A few days ago, while printing some documentation and code, the stepper motor started gripping and after a few more pages, the printer completely stalled. Judging by the sound of it, it was a mechanical blockage that was causing enough resistance to prevent the motor shaft from rotating. I then spent a fair 6 hours looking for the problem until I found it was the pressure and developing rollers that were rubbing too hard against each other. As usual, it took way too much time to figure that out; I did inspect this part of the printer in the beginning but there was little sign of wear and nothing actually stuck in there. Upon visual inspection, I could not find what was wrong with it and what caused the sudden failure, so I decided to rebuild it. Then, while inspecting and cleaning those rollers, I accidently broke a contact pad of the heating element inside the developing roller, thereby rendering the printer useless. I could go and look for a replacement part, but it is not worth my time as the age of the machine will most likely make the search long and tedious, I mean, who owns a 15 year old printer nowadays?

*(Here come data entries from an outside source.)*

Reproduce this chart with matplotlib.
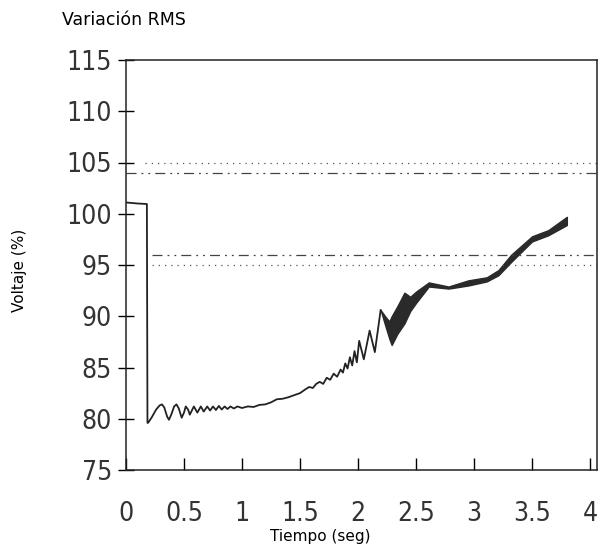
import matplotlib.pyplot as plt
from matplotlib import font_manager

# main trace
t = [0.0, 0.10, 0.18, 0.185, 0.19, 0.22, 0.26, 0.29, 0.31, 0.33, 0.355,
     0.37, 0.39, 0.415, 0.435, 0.455, 0.48, 0.50, 0.515, 0.535, 0.55,
     0.585, 0.615, 0.645, 0.67, 0.70, 0.725, 0.75, 0.775, 0.80, 0.825,
     0.85, 0.875, 0.90, 0.93, 0.96, 1.0, 1.05, 1.10, 1.15, 1.2, 1.25,
     1.30, 1.35, 1.40, 1.45, 1.50, 1.55, 1.58, 1.61, 1.64, 1.67, 1.70,
     1.73, 1.76, 1.79, 1.82, 1.85, 1.87, 1.89, 1.91, 1.93, 1.95, 1.97,
     1.99, 2.01, 2.05, 2.10, 2.145, 2.195]
v = [101.1, 101.0, 100.95, 79.6, 79.6, 80.1, 80.9, 81.3, 81.4, 81.1, 80.2,
     79.9, 80.4, 81.2, 81.4, 81.0, 80.1, 80.6, 81.2, 80.9, 80.4,
     81.2, 80.6, 81.2, 80.7, 81.2, 80.8, 81.2, 80.85, 81.25, 80.9,
     81.2, 80.95, 81.2, 81.0, 81.2, 81.05, 81.2, 81.15, 81.35, 81.4, 81.6,
     81.9, 81.95, 82.1, 82.3, 82.5, 82.9, 83.1, 83.0, 83.4, 83.6, 83.4,
     84.0, 83.8, 84.4, 84.1, 84.8, 84.5, 85.4, 84.9, 86.0, 85.2, 86.6,
     85.5, 87.6, 85.8, 88.6, 86.5, 90.6]

# thick band at the end
tb = [2.195, 2.24, 2.27, 2.29, 2.34, 2.40, 2.45, 2.50, 2.61, 2.78, 2.95,
      3.11, 3.21, 3.32, 3.50, 3.64, 3.80]
upper = [90.6, 89.9, 89.5, 90.0, 91.0, 92.3, 91.9, 92.4, 93.3, 92.9, 93.5,
         93.8, 94.5, 96.0, 97.8, 98.4, 99.7]
lower = [90.6, 88.9, 87.8, 87.2, 88.3, 89.3, 90.5, 91.3, 92.9, 92.7, 93.0,
         93.4, 94.0, 95.3, 97.3, 97.9, 98.9]

xticks = [0, 0.5, 1, 1.5, 2, 2.5, 3, 3.5, 4]
xticklabels = ['0', '0.5', '1', '1.5', '2', '2.5', '3', '3.5', '4']
yticks = [75, 80, 85, 90, 95, 100, 105, 110, 115]

tick_font = font_manager.FontProperties(family='DejaVu Sans', stretch='condensed',
                                        weight='light', size=19)

fig = plt.figure(figsize=(5.98, 5.47), dpi=100)
ax = fig.add_axes([126 / 598, 1 - 470 / 547, 471 / 598, 410 / 547])

ax.plot(t, v, color='#222222', lw=1.3)
ax.fill_between(tb, lower, upper, color='#2a2a2a', lw=1.0, edgecolor='#2a2a2a')

# limit lines
ax.hlines([105, 95], [0.16, 0.22], 4.06, colors='#555555', lw=0.9,
          linestyles=(0, (1, 4)))
ax.hlines([104, 96], [0.0, 0.22], 4.06, colors='#444444', lw=0.9,
          linestyles=(0, (8, 4, 1.5, 4, 1.5, 4)))

ax.set_xlim(0, 4.06)
ax.set_ylim(75, 115)
ax.set_xticks(xticks)
ax.set_xticklabels(xticklabels, fontproperties=tick_font, color='#333333')
ax.set_yticks(yticks)
ax.set_yticklabels([str(y) for y in yticks], fontproperties=tick_font,
                   color='#333333')
ax.tick_params(axis='x', direction='in', length=9, width=1, pad=22)
ax.tick_params(axis='y', direction='inout', length=12, width=1, pad=4)
for s in ax.spines.values():
    s.set_linewidth(1.1)
    s.set_color('#222222')

fig.text(62 / 598, 1 - 20 / 547, 'Variación RMS', fontsize=12.5, va='center')
fig.text(20 / 598, 1 - 270 / 547, 'Voltaje (%)', fontsize=11, rotation=90,
         va='center', ha='center')
fig.text(320 / 598, 1 - 537 / 547, 'Tiempo (seg)', fontsize=11,
         va='center', ha='center')

fig.savefig('out.png', dpi=100)
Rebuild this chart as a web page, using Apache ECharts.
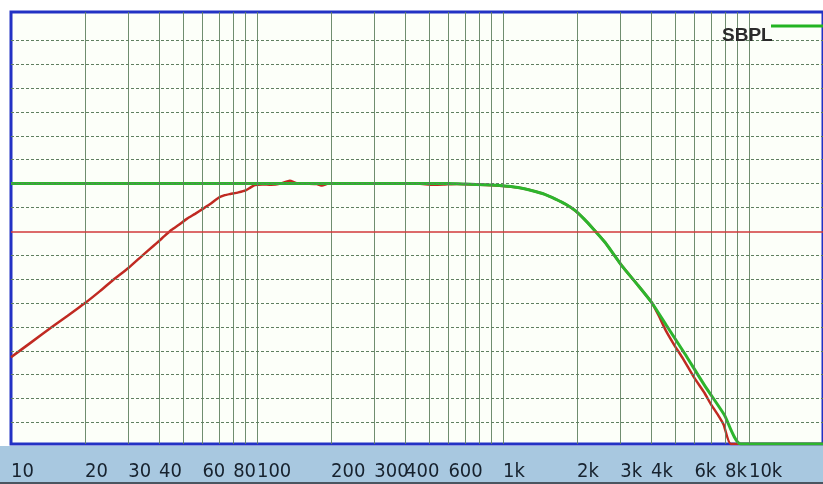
<!DOCTYPE html>
<html lang="en">
<head>
<meta charset="UTF-8">
<title>SPL</title>
<script src="https://cdn.jsdelivr.net/npm/echarts@6/dist/echarts.min.js"></script>
</head>
<body style="margin:0;width:823px;height:484px;background:#fff">
<div id="container" style="width:823px;height:484px"></div>
<script>
// measured response (red) and target curve (green), dB vs Hz
var redFreq = [10, 12, 15, 17, 20, 23, 26, 30, 34, 38, 40, 42, 45, 48, 52, 56, 60, 65, 70, 74, 78, 84, 90, 94, 98, 105, 114, 125, 136, 145, 160, 175, 184, 195, 300, 450, 520, 573, 650, 850, 997, 1150, 1318, 1480, 1636, 1800, 1969, 2130, 2300, 2603, 3040, 3546, 4016, 4300, 4600, 5000, 5400, 6000, 6600, 7000, 7500, 7900, 8440, 20000];
var redDb   = [-21.8, -20.0, -17.8, -16.6, -15.0, -13.5, -12.1, -10.6, -9.1, -7.8, -7.2, -6.6, -5.8, -5.2, -4.4, -3.8, -3.2, -2.5, -1.75, -1.45, -1.3, -1.1, -0.85, -0.5, -0.18, -0.1, -0.15, 0, 0.35, 0.05, 0, -0.05, -0.25, 0, 0, 0, -0.15, -0.12, -0.05, -0.18, -0.3, -0.5, -0.9, -1.35, -1.95, -2.6, -3.4, -4.4, -5.5, -7.4, -10.3, -12.8, -14.9, -16.6, -18.5, -20.4, -22.0, -24.4, -26.3, -27.7, -29.1, -30.3, -32.7, -32.7];

var greenFreq = [10, 600, 709, 850, 997, 1150, 1318, 1480, 1636, 1800, 1969, 2130, 2300, 2603, 3040, 3546, 4016, 4686, 5470, 6590, 7925, 9265, 20000];
var greenDb   = [0, 0, -0.06, -0.14, -0.26, -0.5, -0.9, -1.35, -1.95, -2.6, -3.4, -4.4, -5.5, -7.4, -10.3, -12.8, -14.9, -18.1, -21.3, -25.3, -29.0, -32.7, -32.7];

var xLabels = [10, 20, 30, 40, 60, 80, 100, 200, 300, 400, 600, 1000, 2000, 3000, 4000, 6000, 8000, 10000];
var xGrid = [20, 30, 40, 50, 60, 70, 80, 90, 100, 200, 300, 400, 500, 600, 700, 800, 900, 1000,
             2000, 3000, 4000, 5000, 6000, 7000, 8000, 9000, 10000];
var yGrid = [18, 15, 12, 9, 6, 3, 0, -3, -9, -12, -15, -18, -21, -24, -27, -30];
var refLevel = -6;

function pairs(xs, ys) {
    return xs.map(function (x, i) { return [x, ys[i]]; });
}

var dom = document.getElementById("container");
var myChart = echarts.init(dom);

var gridLines = xGrid.map(function (f) {
    return { xAxis: f, lineStyle: { color: '#5f815f', width: 1, type: 'solid', opacity: 0.9 } };
}).concat(yGrid.map(function (v) {
    return { yAxis: v, lineStyle: { color: '#5f7f60', width: 1, type: [3, 2] } };
}));

option = {
    animation: false,
    grid: {
        left: 11, top: 12, right: -7, bottom: 40,
        show: true,
        backgroundColor: '#fcfff9',
        borderColor: '#2232c4',
        borderWidth: 3
    },
    graphic: [
        { type: 'rect', z: -10, shape: { x: 0, y: 446, width: 823, height: 38 }, style: { fill: '#a8c8e0' } },
        { type: 'rect', z: -9, shape: { x: 0, y: 482, width: 823, height: 2 }, style: { fill: '#4a5560' } },
        { type: 'line', z: 100, shape: { x1: 771, y1: 26, x2: 823, y2: 26 }, style: { stroke: '#22b422', lineWidth: 3 } },
        { type: 'text', z: 100, left: 722, top: 26, style: { text: 'SBPL', fill: '#2b2b2b', font: 'bold 19px "Liberation Sans", Arial, sans-serif' } }
    ],
    xAxis: {
        type: 'log',
        min: 10,
        max: 20000,
        logBase: 10,
        axisLine: { show: false },
        axisTick: { show: false },
        splitLine: { show: false },
        axisLabel: {
            customValues: xLabels,
            showMinLabel: true,
            showMaxLabel: true,
            hideOverlap: false,
            align: 'left',
            margin: 18,
            color: '#17222e',
            fontSize: 20,
            fontFamily: '"DejaVu Sans Condensed", "Liberation Sans Narrow", sans-serif',
            formatter: function (v) {
                return v >= 1000 ? (v / 1000) + 'k' : String(v);
            }
        }
    },
    yAxis: {
        type: 'value',
        min: -32.7,
        max: 21.55,
        show: false
    },
    series: [{
        type: 'line',
        name: 'grid',
        data: [],
        z: 1,
        silent: true,
        markLine: {
            silent: true,
            symbol: 'none',
            label: { show: false },
            animation: false,
            data: gridLines
        }
    }, {
        type: 'line',
        name: 'ref',
        data: [],
        z: 2,
        silent: true,
        markLine: {
            silent: true,
            symbol: 'none',
            label: { show: false },
            animation: false,
            data: [{ yAxis: refLevel, lineStyle: { color: '#d23a3a', width: 1.5, type: 'solid' } }]
        }
    }, {
        type: 'line',
        name: 'SPL',
        data: pairs(redFreq, redDb),
        showSymbol: false,
        smooth: 0.15,
        z: 3,
        lineStyle: { color: '#c02a22', width: 2.5 }
    }, {
        type: 'line',
        name: 'BPL',
        data: pairs(greenFreq, greenDb),
        showSymbol: false,
        smooth: 0.2,
        z: 4,
        lineStyle: { color: '#2db52d', width: 3 }
    }]
};
if (option && typeof option === "object") {
    myChart.setOption(option, true);
}
</script>
</body>
</html>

On the bright side, I got to completely take apart a fine piece of machinery, something I had not done for a while (And something all makers have in common: the love of disassembling stuff and voiding warranties). This printer was like a Russian T-35, slow, ugly and simple, but very reliable and sturdy. The mechanisms are very rugged and simple; the electronics are of good quality and so are the metals but above all, the plastics out of which the frame and cover are constructed are of exceptional durability. This printer did get a few kicks and had to handle a few more Gs that what is prescribed for safe operation. The service manual was also exemplary, more than 300 pages long, it listed and explained the functioning of every component down to the screw and even provided the reader with comprehensive block diagrams of every sub-system. When you compare this printer with today’s flashy ones, you quickly realize that the need to drive costs down has made them cheap and short-lasting; the difference is readily noticeable, even for the untrained eye. In fact, they have become so inexpensive that they are considered by some as consumables. Back when I used to work at a small computer store, we used to sell Epson printers for cheaper than the cost of new cartridges and some customers who repeatedly bought them told me that they found it more economical to throw the printer away and buy a new one while the deal was on. Thinking about it, this was catastrophic and it is the very cause of why we are now buried in so much e-waste: the consumption paradigm.

On that line, Platform 21 suggested a repair manifesto that I find quite pertinent and try to apply for most of my possessions.

I still have an old HP DeskJet 5L at my parent’s place, it has paper feeding problems, but it should be an easy fix. In the meantime, go find something that is defective and give it a new life!